If we accept the prevailing modern mistranslation of αὐθεντεῖν without considering the context surrounding this letter and the challenges facing Timothy in the Church in Ephesus, then we allow our translations to contradict other Biblical passages in which women are clearly depicted as leading or teaching. For example:
“At that time Deborah, a prophetess, wife of Lappidoth, was judging Israel. She used to sit under the palm of Deborah between Ramah and Bethel in the hill country of Ephraim; and the Israelites came up to her for judgment.” (Judges 4: 4-5).
There was also a prophet, Anna the daughter of Phanuel, of the tribe of Asher. She was of a great age, having lived with her husband seven years after her marriage, then as a widow to the age of eighty-four. She never left the temple but worshiped there with fasting and prayer night and day. At that moment she came and began to praise God and to speak about the child to all who were looking for the redemption of Jerusalem.” (Luke 2: 36-38)
“Now there came to Ephesus a Jew named Apollos, a native of Alexandria. He was an eloquent man, well-versed in the Scriptures. He had been instructed in the Way of the Lord; and he spoke with burning enthusiasm and taught accurately the things concerning Jesus, though he knew only the baptism of John. He began to speak boldly in the synagogue; but when Priscilla and Aquila heard him, they took him aside and explained the Way of God to him more adequately.” (Acts 18: 24-26)

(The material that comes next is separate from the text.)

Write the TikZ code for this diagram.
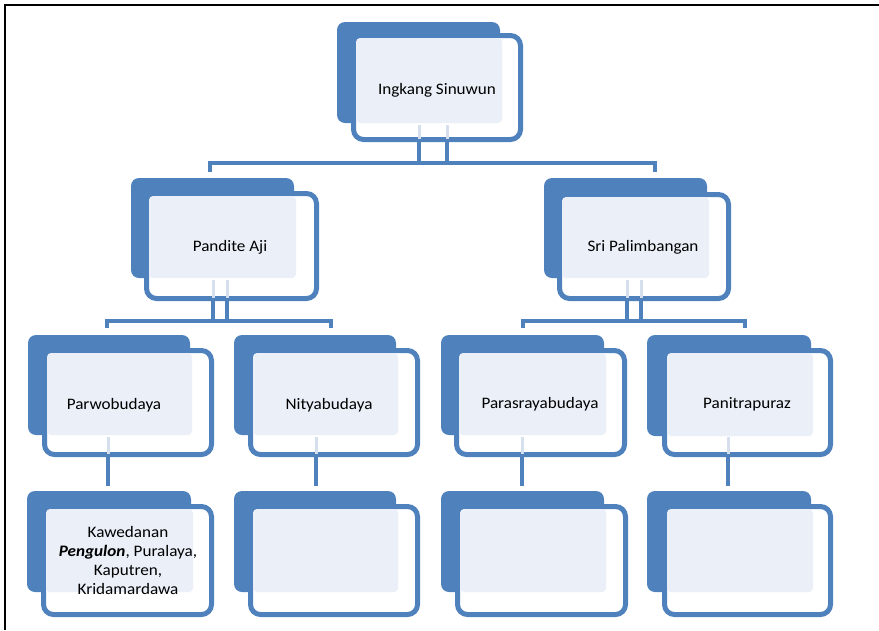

Philip “had four unmarried daughters who had the gift of prophesy.” (Acts 21: 9)
“I commend to you our sister Phoebe, a deacon of the church in Cenchreae, so that you may welcome her in the Lord as is fitting for the saints, and help her in whatever she may require from you, for she has been a benefactor of many and of myself as well.” (Romans 16: 1-2)
C, Questions raised by verses 13-15:
In verses 13-15, Saint Paul appears to give reasons for what he says in verse 12. But the reasons given create additional questions.
Verse 13 says Adam was formed first, but it is not clear why that should be a reason for women to avoid authority specifically in Church, when women can have authority in civil government.
Verse 14 says Adam was not deceived, and so suggests that he sinned deliberately. It is not clear why this is a reason for men to have authority.
Verse 15 says “women will be saved through child-bearing.” But this does not make sense for spiritual salvation or physical protection.
For example, do you believe that women who do not have children are not saved?
What does this say at time when many women died in childbirth?
What would this say in today’s society to a woman who is raped and becomes pregnant?
Canon Patrick Comerford is Lecturer in Anglicanism and Liturgy, the Church of Ireland Theological Institute. This essay is based on notes prepared for a bible study in a tutorial group with MTh students on 17 October 2012.